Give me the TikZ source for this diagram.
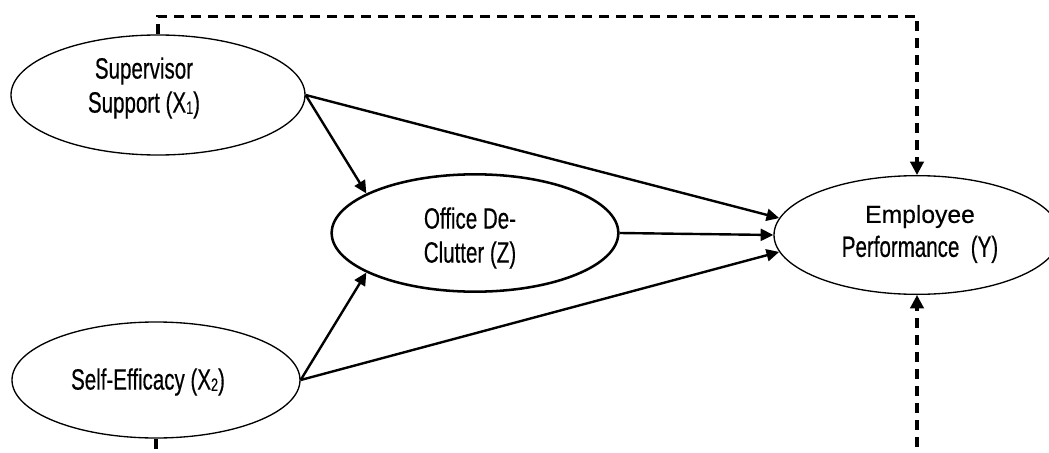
\documentclass[tikz,border=0pt]{standalone}
\usepackage{fontspec}
\setmainfont{Liberation Sans}
\newfontfamily\condfont[FakeStretch=0.70,FakeBold=0.4]{Liberation Sans}
\newfontfamily\empfont[FakeBold=0.3]{Liberation Sans}
\usetikzlibrary{shapes.geometric,arrows.meta}
\newcommand\mysub[1]{\raisebox{-1pt}{\fontsize{13.5}{13.5}\selectfont #1}}
\tikzset{
  latent/.style={ellipse, draw, line width=1pt, inner sep=0pt},
  latentbold/.style={latent, line width=1.9pt},
  lbl/.style={align=center, inner sep=0pt, font=\condfont\fontsize{22}{25.5}\selectfont},
  path/.style={line width=1.8pt, -{Triangle[length=9.5pt,width=9pt]}},
  dashpath/.style={line width=2.3pt, dash pattern=on 7.5pt off 5.25pt, -{Triangle[length=10pt,width=10pt]}},
}
\begin{document}
\begin{tikzpicture}[x=0.75pt,y=-0.75pt]
\useasboundingbox (0,0) rectangle (1049,453);
\clip (0,0) rectangle (1049,453);
\fill[white] (0,0) rectangle (1049,453);
% ellipses
\node[latent, minimum width=220.5pt, minimum height=90pt] (X1) at (158,95) {};
\node[latent, minimum width=216pt, minimum height=87pt] (X2) at (156,380) {};
\node[latentbold, minimum width=215pt, minimum height=88pt] (Z) at (475,233) {};
\node[latent, minimum width=214.5pt, minimum height=89pt] (Y) at (917,235) {};
% labels
\node[lbl] (X1t) at (144,88) {Supervisor\\Support (X\mysub{1})};
\node[lbl] (X2t) at (148,382) {Self-Efficacy (X\mysub{2})};
\node[lbl] (Zt) at (470,238) {Office De-\\Clutter (Z)};
\node[lbl] (Yt) at (920,234) {{\empfont\fontsize{18.5}{25.5}\selectfont Employee}\\Performance\ \ (Y)};
% solid paths
\draw[path] (X1.east) -- (Z.160);
\draw[path] (X2.east) -- (Z.200);
\draw[path] (X1.east) -- (Y.173);
\draw[path] (Z.east) -- (Y.west);
\draw[path] (X2.east) -- (Y.187);
% dashed paths
\draw[dashpath] (X1.north) -- ++(0,-18) -| (Y.north);
\draw[dashpath] (X2.south) -- ++(0,40) -| (Y.south);
\end{tikzpicture}
\end{document}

###

▶ _PROBLEM_: Quote the material in full and exactly; do not carry over its pictures.

▶ _ANSWER TO THE PROBLEM_:
Give me the TikZ source for this diagram.
\documentclass[tikz,border=0pt]{standalone}
\usepackage{fontspec}
\setmainfont{Liberation Sans}
\newfontfamily\condfont[FakeStretch=0.70,FakeBold=0.4]{Liberation Sans}
\newfontfamily\empfont[FakeBold=0.3]{Liberation Sans}
\usetikzlibrary{shapes.geometric,arrows.meta}
\newcommand\mysub[1]{\raisebox{-1pt}{\fontsize{13.5}{13.5}\selectfont #1}}
\tikzset{
  latent/.style={ellipse, draw, line width=1pt, inner sep=0pt},
  latentbold/.style={latent, line width=1.9pt},
  lbl/.style={align=center, inner sep=0pt, font=\condfont\fontsize{22}{25.5}\selectfont},
  path/.style={line width=1.8pt, -{Triangle[length=9.5pt,width=9pt]}},
  dashpath/.style={line width=2.3pt, dash pattern=on 7.5pt off 5.25pt, -{Triangle[length=10pt,width=10pt]}},
}
\begin{document}
\begin{tikzpicture}[x=0.75pt,y=-0.75pt]
\useasboundingbox (0,0) rectangle (1049,453);
\clip (0,0) rectangle (1049,453);
\fill[white] (0,0) rectangle (1049,453);
% ellipses
\node[latent, minimum width=220.5pt, minimum height=90pt] (X1) at (158,95) {};
\node[latent, minimum width=216pt, minimum height=87pt] (X2) at (156,380) {};
\node[latentbold, minimum width=215pt, minimum height=88pt] (Z) at (475,233) {};
\node[latent, minimum width=214.5pt, minimum height=89pt] (Y) at (917,235) {};
% labels
\node[lbl] (X1t) at (144,88) {Supervisor\\Support (X\mysub{1})};
\node[lbl] (X2t) at (148,382) {Self-Efficacy (X\mysub{2})};
\node[lbl] (Zt) at (470,238) {Office De-\\Clutter (Z)};
\node[lbl] (Yt) at (920,234) {{\empfont\fontsize{18.5}{25.5}\selectfont Employee}\\Performance\ \ (Y)};
% solid paths
\draw[path] (X1.east) -- (Z.160);
\draw[path] (X2.east) -- (Z.200);
\draw[path] (X1.east) -- (Y.173);
\draw[path] (Z.east) -- (Y.west);
\draw[path] (X2.east) -- (Y.187);
% dashed paths
\draw[dashpath] (X1.north) -- ++(0,-18) -| (Y.north);
\draw[dashpath] (X2.south) -- ++(0,40) -| (Y.south);
\end{tikzpicture}
\end{document}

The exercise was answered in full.